South Central College

Article Photos

Tina LeBrun and Wayne Schoper

This winter has seen the drought continue that has plagued us since last May. While a lack of snow does mean safer travel and lower snow removal budgets, the moisture that we receive during the winter months adds up to supply growing season water for crop production. As the winter goes on, we will probably receive more snow and as it melts and refreezes into ice, we can expect more stories of roof problems and damage. If we do get a sudden influx of snow, we need to monitor the snow load situation on all of our farm buildings. Some will slide off once we get a few days with melting temperature. But if the melting snow refreezes before it can run off the roof we can end up with a bigger problem in the form of ice dams and water damage.

Be sure to check high-risk areas, and if you need to remove snow be extremely careful. Snow and ice storms can leave several inches and/or feet of snow on some roofs, which can add to the total weight that trusses and rafters must support. Because of this ice layer, snow that has recently fallen on a typical metal roof is not sliding off like it does during the winter months. If the ice layer does not melt, each additional snowfall during the year will intensify the problem.

Snow loads for agricultural buildings in much of southern Minnesota are generally around 20 pounds per square foot. This level of loading is not intended to last all winter. Thus over the course of time a fatigue factor sets in and moderate to severe damage can occur. A roof may be able to support the designed snow load for several days or a few weeks, but probably no more than 30 days.
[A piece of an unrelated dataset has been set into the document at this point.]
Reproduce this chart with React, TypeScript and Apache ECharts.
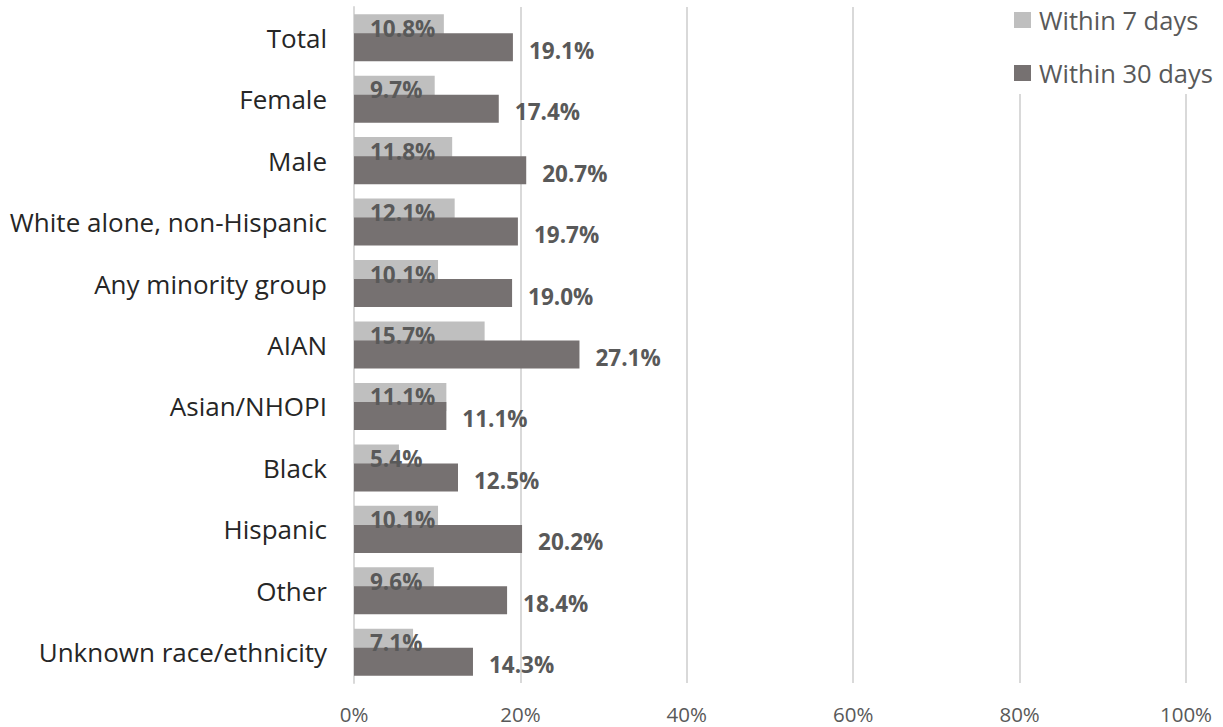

So what should you do if you have too much snow on your roof? The simple answer is to get it off as soon as possible. Generally there is some time between a large snowfall event and possible structure failure. Unfortunately, one good way to remove snow from a roof is to physically get up on the roof and push the snow off with a broom or shovel it off. There obviously is the safety concern of falling off the roof when working on a snow-covered and icy roof. It's important to use ladders, safety ropes and to take necessary precautions. Snow rakes also can be used to remove snow. When using a snow rake, use extreme caution when working near overhead electrical power lines. Also, avoid excessive scraping on the roof or trying to chip off ice. These practices can damage the roof and lead to a leaking roof.

There are other more innovative methods of removing snow and ice from roofs. One involves warming the inside of the building sufficiently with artificial heat to melt the snow and ice. Obviously a lot of heat is necessary for even a moderately-sized building and it must be an open-trussed structure (no flat ceiling). It also must not be insulated for obvious reasons. Caution is necessary to prevent large chunks of ice and snow that fall off of the roof from falling on people, animals or equipment. For flat-ceiling buildings, putting heaters in the attic is generally not recommended. The fire danger is too high and severe ice dams may be formed along the eaves of the building.

The message here is, if we do receive a lot of snow yet this winter, to take the time to look at the snow load on all of your farm buildings. Some of the older structures are especially at risk and need to be treated with extreme care. Consider moving livestock out of any building that appears to be under extreme stress. And take care to avoid putting yourself or others in danger.